ドラマの広告・協賛企業も次々と“損切り”に乗り出した。3大制作支援会社がすべて『スノードロップ』に対する支援を撤回した。中小規模の協賛企業も『スノードロップ』側に放送字幕の削除と製品の露出中断を要請した。男主人公を演じる俳優チョン・ヘインが広告モデルのチキンブランドまで『スノードロップ』の広告を中断し、ホームページに謝罪文を掲載した。

昨年3月に歴史歪曲議論で制作支援会社が次々と撤退し、2回の放映だけで廃止となったSBSドラマ『朝鮮駆魔師』(原題)の二の舞になるのではないかという声も出ている。

議論は政界にも広がった。「正義党」のシム・サンジョン大統領候補は「厳しい時代に光を照らすなら、その主人公は独裁政権の安企部や南派スパイではなく、韓国の民主主義のために血と汗、涙を流した韓国の普通の市民にならなければならない」とし、「創作の自由は歴史の傷の前に謙虚でなければならない」と一蹴した。

「共に民主党」ユン・ヨンチャン議員も、「世界の人々が韓国民主主義の歴史をどう受け入れるかが懸念される」とし、「制作陣と放送社の歴史認識に対する覚醒を求める」と批判した。

法の判断を受ける事態に

最終的に『スノードロップ』の歴史歪曲論議は、法の判断を受けることになった。

(画像提供=JTBC)『スノードロップ』

青年市民団体である世界市民宣言は12月22日、ソウル西部地方裁判所に『スノードロップ』に対する上映禁止仮処分申請を提起した。特に、この作品が「Disney+」を通じて世界中に配信されるという点で、懸念は加重されると批判した。

裁判所がどんな判断を下すのか注目が集まったなかで、業界からも様々な意見が出ている。

とあるドラマ関係者は「“意図がなかったから大丈夫”といった形でスルーすることはできない」とし、「“事件と背景は実際とは関係がない”という字幕だけで免罪符を受けることはできない。敏感なテーマを扱うだけに、制作陣がもう少し責任の意識を持たなければならなかった」と指摘した。

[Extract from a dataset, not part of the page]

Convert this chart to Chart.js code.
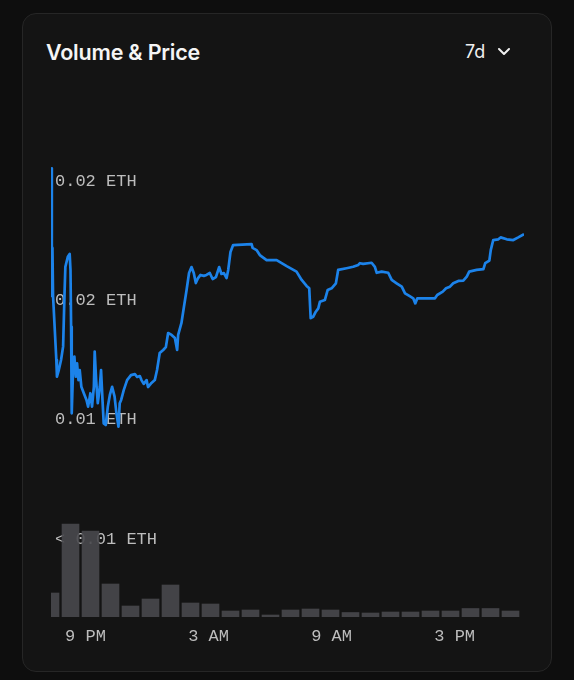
<!DOCTYPE html>
<html>
<head>
<meta charset="utf-8">
<script src="https://cdn.jsdelivr.net/npm/chart.js@4.4.1/dist/chart.umd.min.js"></script>
<style>
  html, body { margin: 0; padding: 0; background: #0e0e0e; }
  body { width: 574px; height: 680px; position: relative; overflow: hidden; }
  .card {
    position: absolute; left: 22px; top: 13px; width: 528px; height: 657px;
    background: #141414; border: 1px solid #262626; border-radius: 14px;
  }
  .title {
    position: absolute; left: 23px; top: 25px;
    font: 600 21.5px Inter, "Noto Sans", sans-serif; color: #f5f5f5; letter-spacing: -0.2px;
  }
  .range {
    position: absolute; left: 442px; top: 27px;
    font: 400 18px Inter, "Noto Sans", sans-serif; color: #f0f0f0;
  }
  .range svg { position: absolute; left: 32px; top: 6px; }
  #chart { position: absolute; left: 22px; top: 140px; }
</style>
</head>
<body>
<div class="card">
  <div class="title">Volume &amp; Price</div>
  <div class="range">7d<svg width="14" height="10" viewBox="0 0 14 10"><polyline points="2,2 7,7 12,2" fill="none" stroke="#f0f0f0" stroke-width="2" stroke-linecap="round" stroke-linejoin="round"/></svg></div>
</div>
<canvas id="chart" width="530" height="530"></canvas>
<script>
// price line: hours relative to 9 PM, price in ETH
const priceHours = [
  -1.68, -1.64, -1.61, -1.58, -1.42, -1.39, -1.30, -1.19, -1.09, -1.02, -0.98, -0.86, -0.77, -0.73,
  -0.70, -0.67, -0.61, -0.54, -0.47, -0.41, -0.34, -0.28, -0.20, -0.08, 0.05, 0.13, 0.24, 0.32,
  0.41, 0.45, 0.52, 0.60, 0.70, 0.76, 0.83, 0.89, 0.99, 1.09, 1.19, 1.30, 1.42, 1.51, 1.61, 1.67,
  1.74, 1.87, 2.03, 2.22, 2.41, 2.52, 2.65, 2.73, 2.84, 2.98, 3.05, 3.22, 3.38, 3.49, 3.62, 3.79,
  3.92, 4.03, 4.20, 4.36, 4.47, 4.52, 4.68, 4.80, 4.93, 5.05, 5.17, 5.28, 5.38, 5.49, 5.61, 5.77,
  5.90, 6.06, 6.20, 6.36, 6.52, 6.63, 6.75, 6.88, 6.96, 7.07, 7.20, 8.10, 8.15, 8.34, 8.50, 8.83,
  9.32, 9.81, 10.29, 10.54, 10.78, 10.91, 10.98, 11.10, 11.23, 11.35, 11.43, 11.67, 11.81, 12.00,
  12.21, 12.32, 12.73, 13.05, 13.30, 13.38, 13.54, 13.95, 14.11, 14.20, 14.44, 14.76, 14.93, 15.17,
  15.42, 15.58, 15.79, 15.98, 16.08, 16.18, 16.63, 17.04, 17.15, 17.42, 17.58, 17.77, 17.93, 18.18,
  18.42, 18.59, 18.71, 19.07, 19.40, 19.49, 19.69, 19.76, 19.88, 20.13, 20.24, 20.54, 20.86, 21.10,
  21.38
];
const priceValues = [
  0.02053, 0.01519, 0.01720, 0.01519, 0.01251, 0.01181, 0.01209, 0.01251, 0.01307, 0.01531, 0.01641, 0.01683, 0.01695, 0.01628,
  0.01390, 0.01028, 0.01195, 0.01265, 0.01181, 0.01237, 0.01167, 0.01209, 0.01139, 0.01112, 0.01084, 0.01056, 0.01112, 0.01056,
  0.01139, 0.01286, 0.01167, 0.01070, 0.01139, 0.01209, 0.01084, 0.00986, 0.00979, 0.01056, 0.01105, 0.01139, 0.01098, 0.01028, 0.00972, 0.01070,
  0.01084, 0.01126, 0.01167, 0.01188, 0.01192, 0.01180, 0.01184, 0.01167, 0.01151, 0.01167, 0.01138, 0.01155, 0.01167, 0.01209, 0.01280, 0.01293,
  0.01305, 0.01364, 0.01356, 0.01343, 0.01293, 0.01356, 0.01406, 0.01473, 0.01544, 0.01615, 0.01640, 0.01615, 0.01573, 0.01594, 0.01607, 0.01603,
  0.01607, 0.01615, 0.01590, 0.01598, 0.01640, 0.01611, 0.01615, 0.01594, 0.01628, 0.01703, 0.01732, 0.01736, 0.01720, 0.01711, 0.01690, 0.01669,
  0.01669, 0.01644, 0.01621, 0.01586, 0.01561, 0.01551, 0.01426, 0.01432, 0.01453, 0.01467, 0.01495, 0.01502, 0.01544, 0.01551,
  0.01572, 0.01628, 0.01635, 0.01641, 0.01649, 0.01656, 0.01653, 0.01658, 0.01641, 0.01616, 0.01621, 0.01616, 0.01586, 0.01572,
  0.01558, 0.01530, 0.01519, 0.01509, 0.01488, 0.01509, 0.01509, 0.01509, 0.01523, 0.01537, 0.01551, 0.01558, 0.01572, 0.01582,
  0.01583, 0.01600, 0.01621, 0.01628, 0.01631, 0.01656, 0.01667, 0.01711, 0.01753, 0.01756, 0.01764, 0.01756, 0.01753, 0.01764,
  0.01778
];

// hourly volume bars (ETH, relative)
const volumeValues = [2.4, 9.3, 8.6, 3.3, 1.1, 1.8, 3.2, 1.4, 1.3, 0.6, 0.7, 0.2,
                      0.7, 0.8, 0.7, 0.45, 0.4, 0.5, 0.5, 0.6, 0.6, 0.85, 0.85, 0.6];

const priceTicks = [0.02, 0.015, 0.01, 0.005];
const priceTickLabels = ['0.02 ETH', '0.02 ETH', '0.01 ETH', '< 0.01 ETH'];
const timeTicks = [0, 6, 12, 18];
const timeTickLabels = ['9 PM', '3 AM', '9 AM', '3 PM'];

const tickFont = { family: '"Liberation Mono", "DejaVu Sans Mono", monospace', size: 17 };

new Chart(document.getElementById('chart'), {
  type: 'line',
  data: {
    datasets: [
      {
        type: 'line',
        data: priceHours.map((h, i) => ({ x: h, y: priceValues[i] })),
        xAxisID: 'x', yAxisID: 'y',
        borderColor: '#1c83ea', borderWidth: 2.7, borderJoinStyle: 'round',
        pointRadius: 0, tension: 0, order: 1
      },
      {
        type: 'bar',
        data: volumeValues.map((v, i) => ({ x: i, y: v })),
        xAxisID: 'xb', yAxisID: 'yv',
        backgroundColor: 'rgba(72, 72, 76, 0.9)',
        barThickness: 17, grouped: false, order: 2
      }
    ]
  },
  options: {
    responsive: false,
    animation: false,
    devicePixelRatio: 1,
    layout: { padding: { left: 29, right: 28, top: 20, bottom: 0 } },
    plugins: { legend: { display: false }, tooltip: { enabled: false } },
    scales: {
      x: {
        type: 'linear', position: 'bottom', min: -1.68, max: 21.38,
        grid: { display: false, drawTicks: false }, border: { display: false },
        afterFit: s => { s.height = 53; },
        afterBuildTicks: s => { s.ticks = timeTicks.map(v => ({ value: v })); },
        ticks: {
          padding: 9, color: '#bdbdbd', font: tickFont, maxRotation: 0, autoSkip: false,
          callback: (v, i) => timeTickLabels[i]
        }
      },
      xb: { type: 'linear', display: false, offset: false, min: 0.025, max: 23.675 },
      y: {
        position: 'left', min: 0.001757, max: 0.020879,
        grid: { display: false, drawTicks: false }, border: { display: false },
        afterFit: s => { s.width = 0; },
        afterBuildTicks: s => { s.ticks = priceTicks.map(v => ({ value: v })); },
        ticks: {
          mirror: true, padding: 4, color: '#bdbdbd', font: tickFont, autoSkip: false,
          callback: (v, i) => priceTickLabels[i]
        }
      },
      yv: { display: false, min: 0, max: 45.7 }
    }
  }
});
</script>
</body>
</html>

いくらフィクションでも、複雑な歴史を持つ国家と民族という国民的な“悩み”を無視することはできないということだ。

ただ『朝鮮駆魔師』のような事例が繰り返されることに対する懸念もある。ドラマの設定に対する過度な介入が、創作の自由を損なう可能性があるということだ。

とあるドラマ制作会社の関係者は、「コンテンツの開始段階から協賛が途切れ、放映中断が要求されて『朝鮮駆魔師』のように放送廃止につながる事例が続くと、歴史的事実に想像力を加えたコンテンツがこれ以上出るのは難しくなるだろう」とし、創作者が自己検閲に陥る状況を憂慮した。